2. Show a Clear Path to Feasibility and Scale

What works:

  • Strong proposals provide experimental data, analogous examples, or detailed plans that de-risk the idea.
  • Even at low TRLs, teams describe what testing will happen and how it connects to commercial relevance.

Best practices:

  • Include a step-by-step plan tied to outcomes
  • Reference any available data (internal tests, prior publications, related projects)
  • Make it clear what will be proven during the proposed work and what will remain to be validated

3. Discuss Commercialization— Even for Early-Stage Ideas

What works:

  • Finalists outline how the solution could be made, scaled, and regulated, even when still in development.
  • They anticipate industry constraints like cost targets, regulatory timelines, and manufacturing compatibility.

Best practices:

  • Reference key factors: scale-up path, estimated cost-in-use, compatibility with current workflows, and regulatory status
  • For early-stage work, outline how these will be evaluated during the project

4. Link Innovation to the Problem

What works:

  • Winning proposals don’t just present novel science. They frame that novelty as a targeted solution to the company’s challenge.
  • They use clear, non-academic language to explain the technology’s relevance.
Best practices:
  • Ground your hypothesis in the company’s pain point, not just your own research
  • Avoid generic claims about technology potential. Anchor the impact in their specific context
  • Use analogies or prior use cases to explain unfamiliar tech when needed

5. Align Scope and Language to the Partnering Request

What works:

  • Finalists tightly align their proposal with the company’s scope and priorities, avoiding tangents or partial solutions.
  • The tone and language reflect an understanding of the company’s goals and terminology.

Best practices:

  • Echo key phrases and terminology from the partnering request throughout your proposal. This reinforces alignment and shows you understand the company’s priorities (e.g., “saltiness enhancement,” “shelf-stable,” “natural ingredients”).
  • Don’t assume relevance. If your tech applies indirectly, justify why it matters to the company’s goals
  • Keep the focus on their need, not your broader technology platform or solution

6. Invite Collaboration Where Appropriate

What works:

  • When elements are still in development, successful proposals often include a co-design phase with the company.
  • This reinforces flexibility, partnership orientation, and openness to feedback.

Best practices:

  • If the solution isn’t fully developed, offer to customize the approach with company input
  • Propose a discovery or scoping phase to align on product-specific parameters
  • Emphasize adaptability and communication as part of your team’s strengths

Avoid These Common Pitfalls from Declined Proposals

  • Conceptual only:
    Lacked real-world testing or a tangible plan for validation. Phrases like “we propose to explore” without a roadmap were common red flags.
  • Too narrow or misaligned:
    Focused on a sub-aspect of the problem that didn’t address the company's main need (e.g., predicting cycle time instead of automating design).
  • Insufficient data on viability:
    Failed to explain how the solution would be scaled, regulated, or manufactured. Often speculative.
  • Out of scope:
    Used materials, ingredients, or processes explicitly ruled out in the partnering request (e.g. artificial ingredients or solutions intended only for surface application, when the partnering request required full integration into the food matrix).

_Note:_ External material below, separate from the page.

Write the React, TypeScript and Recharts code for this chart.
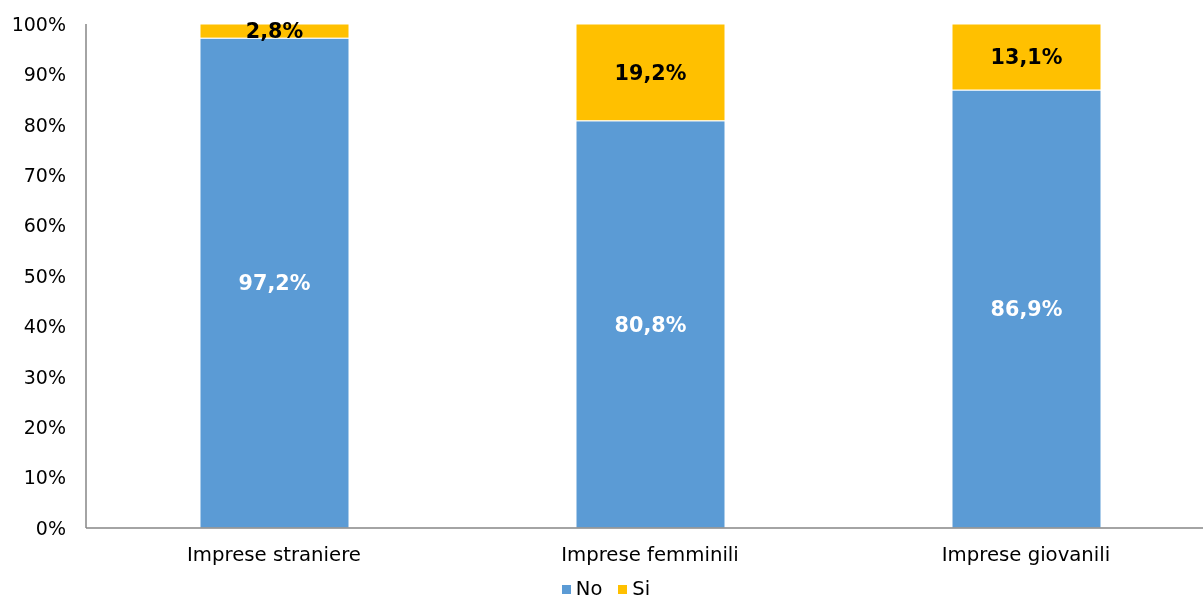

Final Checklist Before You Submit

  • Have you directly addressed each must-have requirement using specific, verifiable information?
  • Is your innovation clearly linked to the company’s stated problem?
  • Do you explain how the idea will be tested, validated, and scaled?
  • Have you shown commercial relevance, even if the work is early-stage?
  • Is the language tailored to the partnering request and free of jargon or academic framing?
  • If needed, have you proposed ways to collaborate with the company to tailor the approach?